One thing only I ask, which common fairness and honesty require, that our Lord and his evangelists and apostles may be understood to mean what they say.

Thus, we shall look at a few instances out of many. When they speak of all men, I assume them to mean all men, and not some men. When they speak of all things, I assume them to mean all things. When they speak of life and salvation as given to the world, I assume them to mean given, and not merely offered. When they speak of the destruction of death, of the devil, and of the works of the devil, I assume them to mean that these shall be destroyed and not preserved for ever in hell. When they tell us that the whole of creation suffers, but that it shall be delivered, I assume that they mean an actual deliverance of all created things. When they tell us that redemption is wider, broader, and stronger than the fall, I assume that they mean to tell us at least this, that all the evil caused by the fall shall be swept away. When they describe Christ’s empire as extending over all things and all creatures, and tell us that every tongue must join in homage to him, I assume them to mean what these words convey in their ordinary sense. If I did not, should I not be making God a liar?

–Thomas Allin, Christ Triumphant, p. 241-242

Photo: From Ferry to the Isle of Mull, Scotland, July 12, 2003

God Is Like Jesus

Jesus’s entire life was a demonstration of the true nature of God. As Jesus heals the sick, forgives the sinner, receives the outcast, restores the fallen, and supremely as he dies on a cross forgiving his killers, he reveals what God is like. To see Jesus is to see the Father. At last we know that God is not like the thunderbolt-hurling Zeus or any of the other angry gods in the pantheon of terrorized religious imagination. God is like Jesus, nailed to a tree, offering forgiveness. God is not a monster. God is like Jesus!

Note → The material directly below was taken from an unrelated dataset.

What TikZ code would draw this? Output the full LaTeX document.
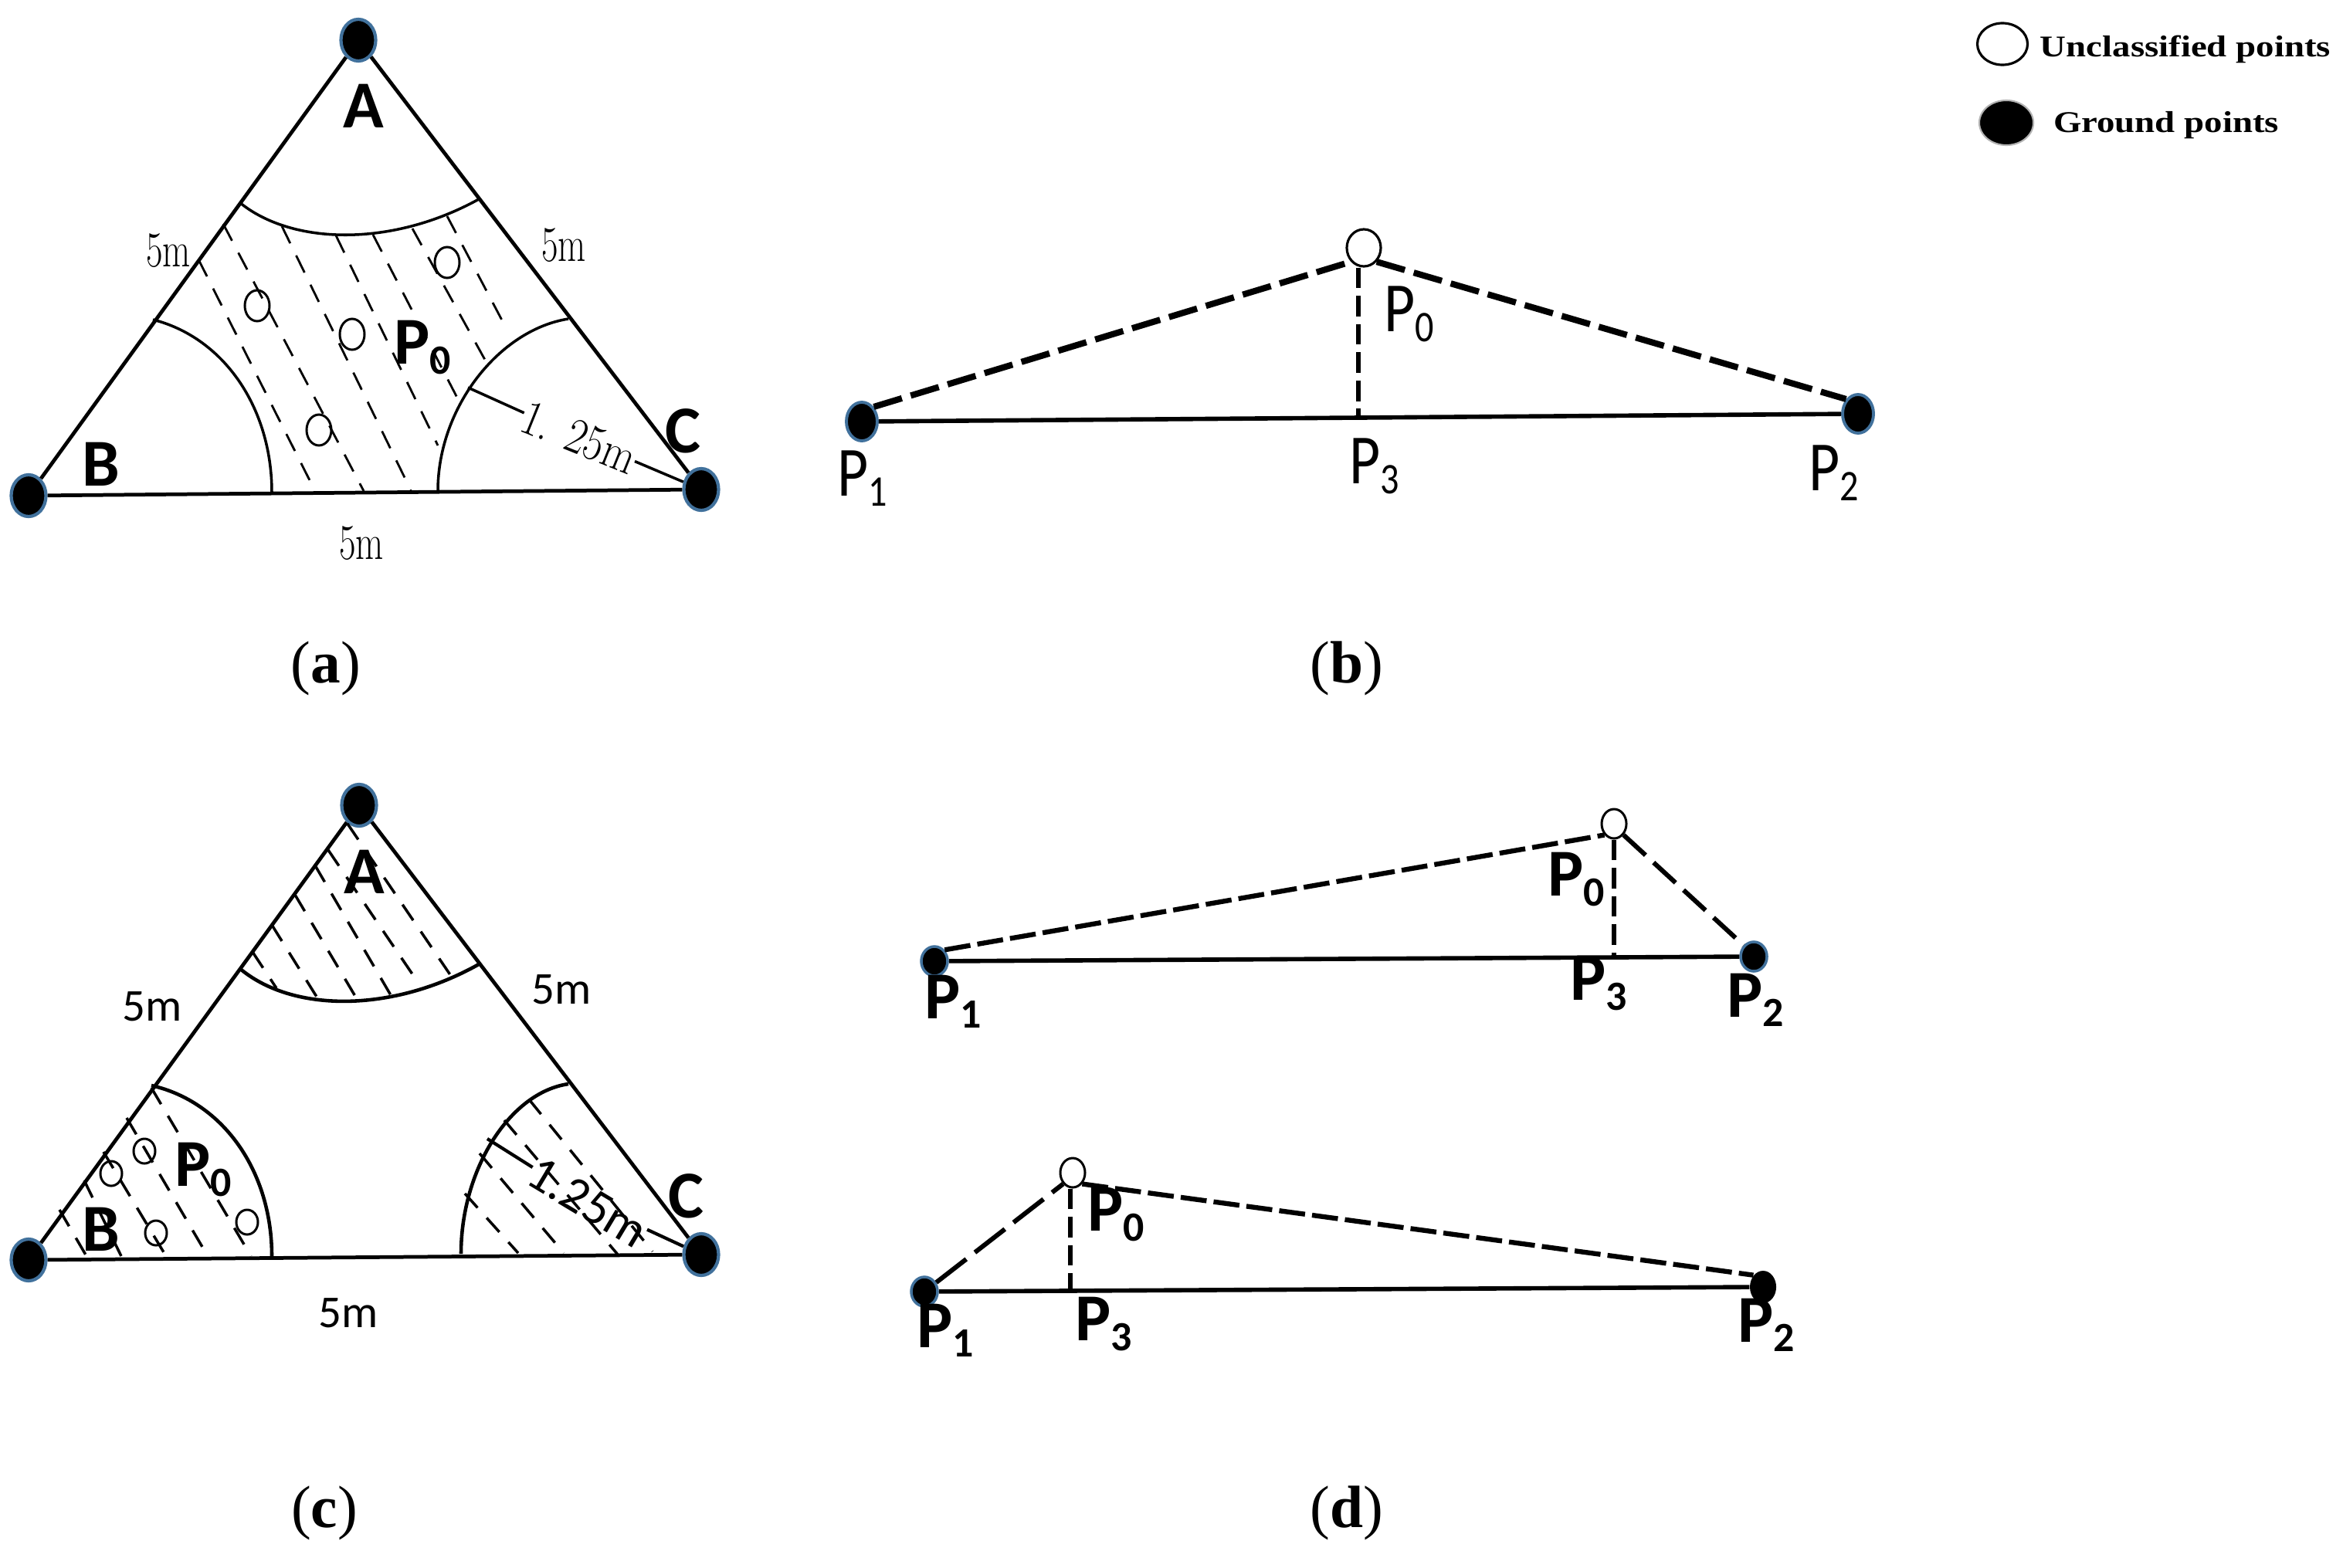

— Brian Zahnd, Sinners in the Hands of a Loving God, p. 93-94

Photo: Staffa Island, Scotland, July 13, 2003

Changed Hearts

When we think about how God could bring it about that all would ultimately choose to repent and be reconciled to God, we are not limited to thinking that God will have to twist people’s arms behind their backs or beat them into submission. A foundational Christian belief is that God has the power to break into people’s hearts and lives and change them from the inside out and make them new people. God has the power to dispel our illusions and set us free from the bubbles of self-deception in which we often live. In the age to come, when we are immersed in the divine presence, surrounded by the unmediated and pure holiness and love of God, the light will shine on the ugliness of our sin and on the beauty of God’s love for us. God will not externally force anyone to do something they do not want to do. Rather, we can trust that God has the power to internally compel all people to see the truth about themselves and the truth about God in such a way that will leave them without any motivation to cling to their sin, and every motivation to throw themselves onto the mercy of God.

— Heath Bradley, Flames of Love, p. 99-100

Photo: South Riding, Virginia, October 25, 2013

Join the Revolution!

The message for us, then, is plain. Forget the “works contract,” with its angry, legalistic divinity. Forget the false either/or that plays different “theories of atonement” against one another. Embrace the “covenant of vocation” or, rather, be embraced by it as the Creator calls you to a genuine humanness at last, calls and equips you to bear and reflect his image. Celebrate the revolution that happened once for all when the power of love overcame the love of power. And, in the power of that same love, join in the revolution here and now.